SENIOR councillors and officers are set to meet Dairy Crest managers early next month to discuss the future of the company’s site in Fenstanton after it closes in November with the loss of 250 jobs.
Although the firm is still in the process of a 90-day consultation with employees and trade unions, the recent investment history in other sites in London and the West Country suggests that a reprieve for Fenstanton and Dairy Crest’s other doomed site at Aintree, in Liverpool, is unlikely.
When the impending closure was announced last month, the firm said the prospect of employees’ redeploying to other Dairy Crest sites without moving home was slight.
But planners will want to retain employment use at the site, which is very close to the A14, and planners at Huntingdonshire District Council will want to include the prospect of a new village hall in a design brief for a tract of land that could also include another triangle that, with the dairy site, makes up a broadly rectangular area between Fenstanton High Street and the trunk road.

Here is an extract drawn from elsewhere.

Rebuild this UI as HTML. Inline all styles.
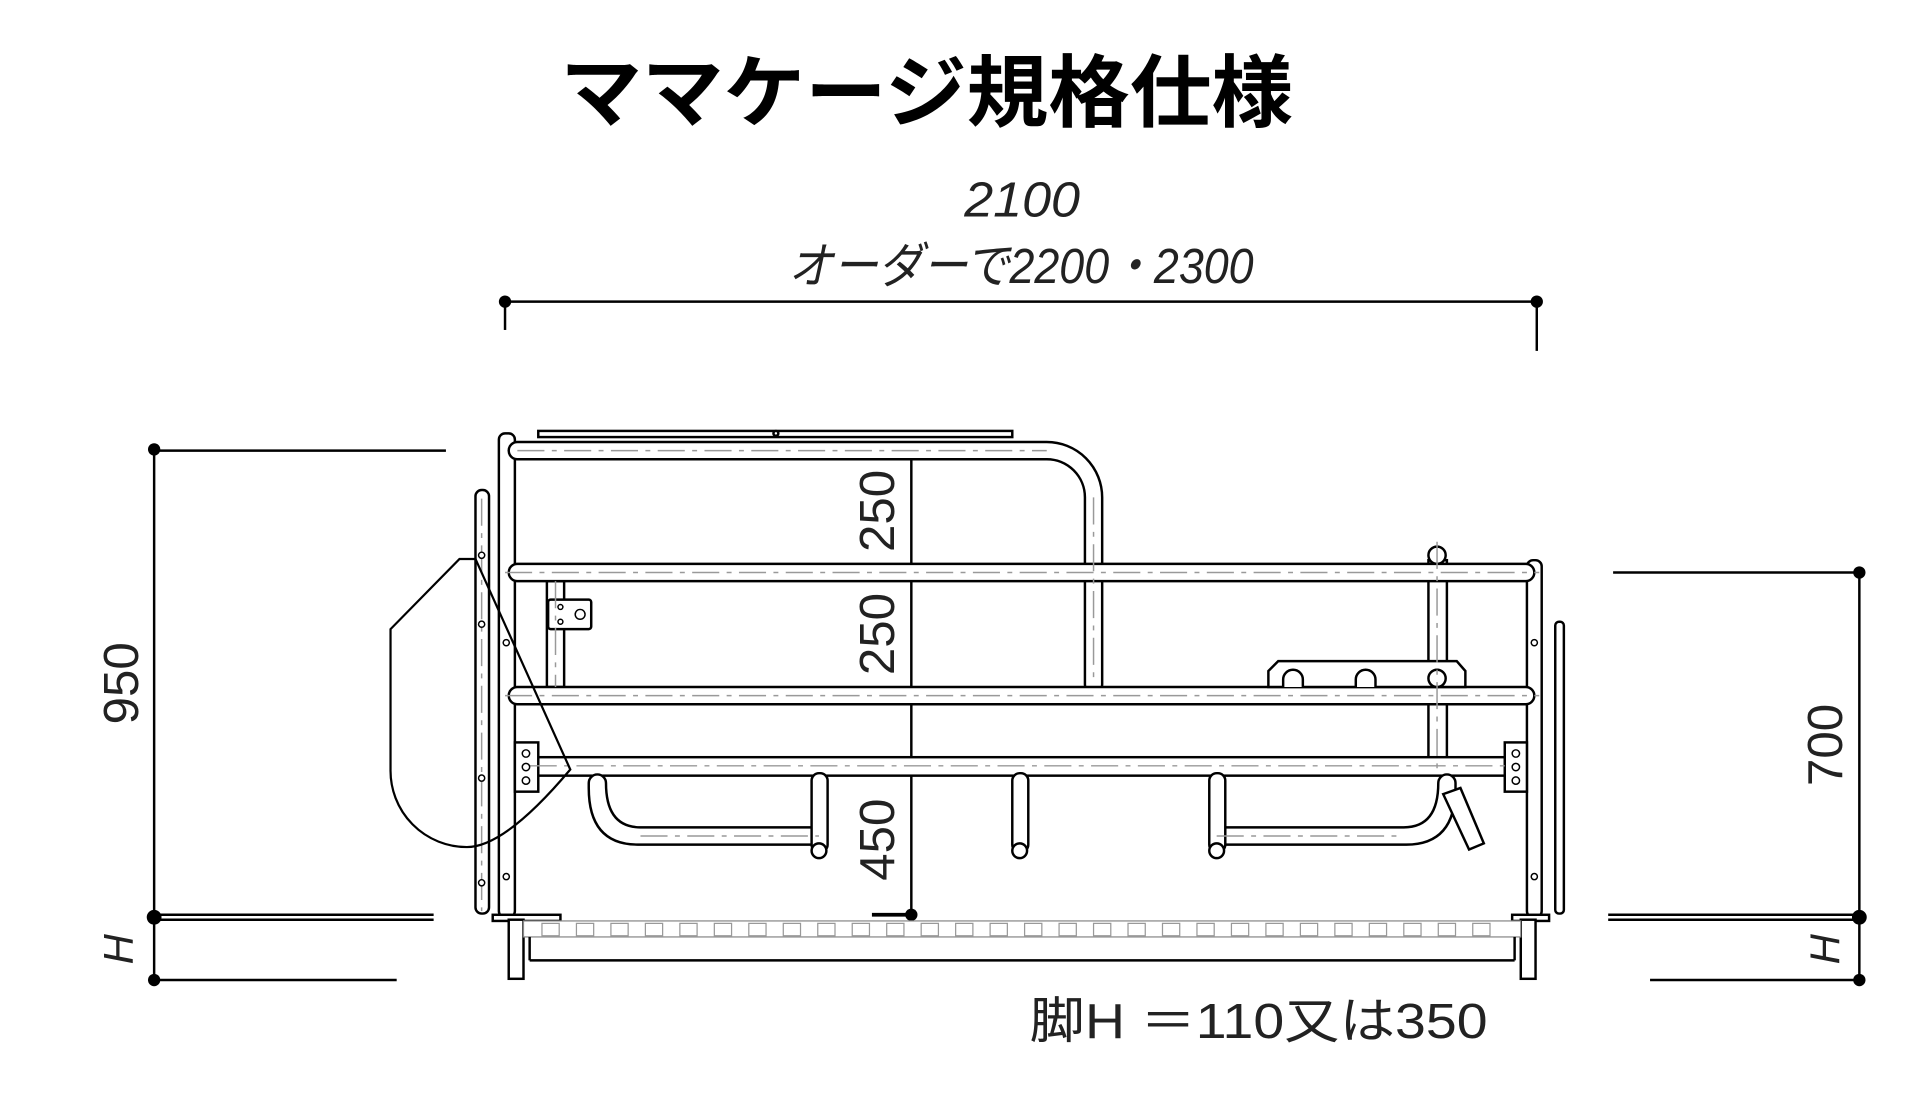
<!DOCTYPE html>
<html><head><meta charset="utf-8"><style>html,body{margin:0;padding:0;background:#fff}svg{display:block}</style></head>
<body>
<svg width="1931" height="1097" viewBox="0 0 1568 891" xmlns="http://www.w3.org/2000/svg">
<g font-family="'Liberation Sans','Noto Sans CJK JP',sans-serif">
<text x="455" y="98" font-size="64" font-weight="bold" textLength="595" lengthAdjust="spacingAndGlyphs" font-family="'Noto Sans CJK JP',sans-serif">ママケージ規格仕様</text>
<text x="783" y="176" font-size="40" textLength="94" lengthAdjust="spacingAndGlyphs" fill="#222" font-style="italic">2100</text>
<text x="640" y="230" font-size="40" textLength="378" lengthAdjust="spacingAndGlyphs" fill="#222" font-style="italic">オーダーで2200・2300</text>
<text x="836" y="843" font-size="40" textLength="372" lengthAdjust="spacingAndGlyphs" fill="#222">脚H ＝110又は350</text>
<text transform="translate(112,555) rotate(-90)" font-size="40" text-anchor="middle" fill="#222">950</text>
<text transform="translate(108,771) rotate(-90)" font-size="34" text-anchor="middle" fill="#222" font-style="italic">H</text>
<text transform="translate(1496,605) rotate(-90)" font-size="40" text-anchor="middle" fill="#222">700</text>
<text transform="translate(1494,771) rotate(-90)" font-size="34" text-anchor="middle" fill="#222" font-style="italic">H</text>
<text transform="translate(726,415) rotate(-90)" font-size="40" text-anchor="middle" fill="#222">250</text>
<text transform="translate(726,515) rotate(-90)" font-size="40" text-anchor="middle" fill="#222">250</text>
<text transform="translate(726,682) rotate(-90)" font-size="40" text-anchor="middle" fill="#222">450</text>
</g>
<g stroke="#000" stroke-width="2" fill="none">
<!-- top dimension -->
<line x1="410" y1="245" x2="1248" y2="245"/><line x1="410" y1="245" x2="410" y2="268"/><line x1="1248" y1="245" x2="1248" y2="285"/>
<!-- left dim -->
<line x1="125" y1="365" x2="125" y2="796"/>
<line x1="125" y1="366" x2="362" y2="366"/>
<line x1="125" y1="743" x2="352" y2="743"/><line x1="125" y1="747" x2="352" y2="747"/>
<line x1="125" y1="796" x2="322" y2="796"/>
<!-- right dim -->
<line x1="1510" y1="465" x2="1510" y2="796"/>
<line x1="1310" y1="465" x2="1510" y2="465"/>
<line x1="1306" y1="743" x2="1510" y2="743"/><line x1="1306" y1="747" x2="1510" y2="747"/>
<line x1="1340" y1="796" x2="1510" y2="796"/>
<!-- center dim -->
<line x1="740" y1="365" x2="740" y2="743"/>
<g stroke-width="3"><line x1="670" y1="365" x2="740" y2="365"/><line x1="670" y1="465" x2="740" y2="465"/><line x1="670" y1="565" x2="740" y2="565"/><line x1="708" y1="743" x2="740" y2="743"/></g>
</g>
<g fill="#000">
<circle cx="410" cy="245" r="5"/><circle cx="1248" cy="245" r="5"/>
<circle cx="125" cy="365" r="5"/><circle cx="125" cy="745" r="6"/><circle cx="125" cy="796" r="5"/>
<circle cx="1510" cy="465" r="5"/><circle cx="1510" cy="745" r="6"/><circle cx="1510" cy="796" r="5"/>
<circle cx="740" cy="365" r="5"/><circle cx="740" cy="465" r="5"/><circle cx="740" cy="565" r="5"/><circle cx="740" cy="743" r="5"/>
</g>
<!-- frame -->
<g stroke="#000" stroke-width="2" fill="#fff">
<!-- top flat bar -->
<rect x="437" y="350" width="385" height="5"/>
<circle cx="630" cy="352" r="2"/>
<!-- left rod -->
<rect x="386" y="398" width="11" height="344" rx="5"/>
<!-- left post -->
<rect x="405" y="352" width="13" height="393" rx="5"/>
<!-- right post -->
<rect x="1240" y="455" width="12" height="290" rx="5"/>
<rect x="1263" y="505" width="7" height="237" rx="3"/>
<!-- verticals -->
<rect x="444" y="472" width="14" height="86"/>
<rect x="1160" y="455" width="15" height="170"/>
<circle cx="1167" cy="451" r="7"/>
<!-- top rail with bend -->
<path d="M420 359 H850 A45 45 0 0 1 895 404 V556 A7 7 0 0 1 881 556 V404 A31 31 0 0 0 850 373 H420 A7 7 0 0 1 420 359 Z"/>
<rect x="413" y="458" width="833" height="14" rx="7"/>
<rect x="413" y="558" width="833" height="14" rx="7"/>
<rect x="435" y="615" width="790" height="15"/>
<!-- bracket -->
<rect x="445" y="487" width="35" height="24" rx="2"/>
<path d="M1030 558 V545 L1038 537 H1183 L1190 545 V558 Z"/>
<path d="M1042 558 V552 A8 8 0 0 1 1058 552 V558 M1101 558 V552 A8 8 0 0 1 1117 552 V558"/>
<circle cx="1167" cy="551" r="7"/>
<!-- end plates -->
<rect x="418" y="603" width="19" height="40"/>
<rect x="1222" y="603" width="18" height="40"/>
<!-- hooks -->
<path d="M478 636 A7 7 0 0 1 492 636 Q492 672 520 672 H665 V686 H518 Q478 686 478 640 Z"/>
<path d="M1182 636 A7 7 0 0 0 1168 636 Q1168 672 1140 672 H988 V686 H1142 Q1182 686 1182 640 Z"/>
<path d="M1172 645 L1186 640 L1205 685 L1193 690 Z"/>
<rect x="659" y="628" width="13" height="64" rx="6"/>
<rect x="822" y="628" width="13" height="64" rx="6"/>
<rect x="982" y="628" width="13" height="64" rx="6"/>
<circle cx="665" cy="691" r="6"/><circle cx="828" cy="691" r="6"/><circle cx="988" cy="691" r="6"/>
<!-- floor -->
<rect x="400" y="743" width="55" height="5"/>
<rect x="1228" y="743" width="30" height="5"/>
<rect x="413" y="747" width="12" height="48"/>
<rect x="1235" y="747" width="12" height="48"/>
<rect x="425" y="748" width="810" height="13" stroke="#888" stroke-width="1"/>
<line x1="430" y1="780" x2="1230" y2="780"/>
<line x1="430" y1="761" x2="430" y2="780"/><line x1="1230" y1="761" x2="1230" y2="780"/>
</g>
<!-- grating squares -->
<g stroke="#999" stroke-width="1" fill="none">
<path d="M440 750h14v10h-14z M468 750h14v10h-14z M496 750h14v10h-14z M524 750h14v10h-14z M552 750h14v10h-14z M580 750h14v10h-14z M608 750h14v10h-14z M636 750h14v10h-14z M664 750h14v10h-14z M692 750h14v10h-14z M720 750h14v10h-14z M748 750h14v10h-14z M776 750h14v10h-14z M804 750h14v10h-14z M832 750h14v10h-14z M860 750h14v10h-14z M888 750h14v10h-14z M916 750h14v10h-14z M944 750h14v10h-14z M972 750h14v10h-14z M1000 750h14v10h-14z M1028 750h14v10h-14z M1056 750h14v10h-14z M1084 750h14v10h-14z M1112 750h14v10h-14z M1140 750h14v10h-14z M1168 750h14v10h-14z M1196 750h14v10h-14z"/>
</g>
<!-- center lines -->
<g stroke="#999" stroke-width="1.2" stroke-dasharray="22 6 4 6" fill="none">
<line x1="420" y1="366" x2="850" y2="366"/>
<line x1="888" y1="404" x2="888" y2="556"/>
<line x1="410" y1="465" x2="1250" y2="465"/>
<line x1="410" y1="565" x2="1250" y2="565"/>
<line x1="430" y1="622" x2="1230" y2="622"/>
<line x1="520" y1="679" x2="665" y2="679"/>
<line x1="988" y1="679" x2="1140" y2="679"/>
<line x1="1167" y1="440" x2="1167" y2="625"/>
<line x1="391" y1="405" x2="391" y2="740"/>
<line x1="451" y1="472" x2="451" y2="558"/>
</g>
<!-- small holes -->
<g stroke="#000" stroke-width="1.2" fill="#fff">
<circle cx="391" cy="451" r="2.5"/><circle cx="391" cy="507" r="2.5"/><circle cx="391" cy="632" r="2.5"/><circle cx="391" cy="717" r="2.5"/>
<circle cx="411" cy="522" r="2.5"/><circle cx="411" cy="712" r="2.5"/>
<circle cx="1246" cy="522" r="2.5"/><circle cx="1246" cy="712" r="2.5"/>
<circle cx="427" cy="612" r="3"/><circle cx="427" cy="623" r="3"/><circle cx="427" cy="634" r="3"/>
<circle cx="1231" cy="612" r="3"/><circle cx="1231" cy="623" r="3"/><circle cx="1231" cy="634" r="3"/>
<circle cx="471" cy="499" r="4"/><circle cx="455" cy="493" r="2"/><circle cx="455" cy="505" r="2"/>
</g>
<!-- left door outline -->
<path d="M386 454 H373 L317 511 V625 A62 62 0 0 0 379 688 Q410 688 463 625 Z" stroke="#000" stroke-width="1.8" fill="none"/>
</svg>
</body></html>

If the area is developed, some housing is inevitable, but HDC’s executive leader, Councillor Jason Ablewhite, who also holds his cabinet’s economic development portfolio, has said he is determined to keep jobs there – ideally 250 of them.
He will lead a council delegation – to include County Councillor Ian Bates, the village’s district councillor, Greg Harlock, and one of HDC’s two managing directors – to meet Dairy Crest’s managing director and other senior managers at the site of June 6, shortly before the end of the consultation period.
The previous village hall, in Chequer Street, closed a decade ago after falling into dilapidation, and the site was subsequently sold for the erection of two new homes. Since then the village hall committee has been searching for a new site.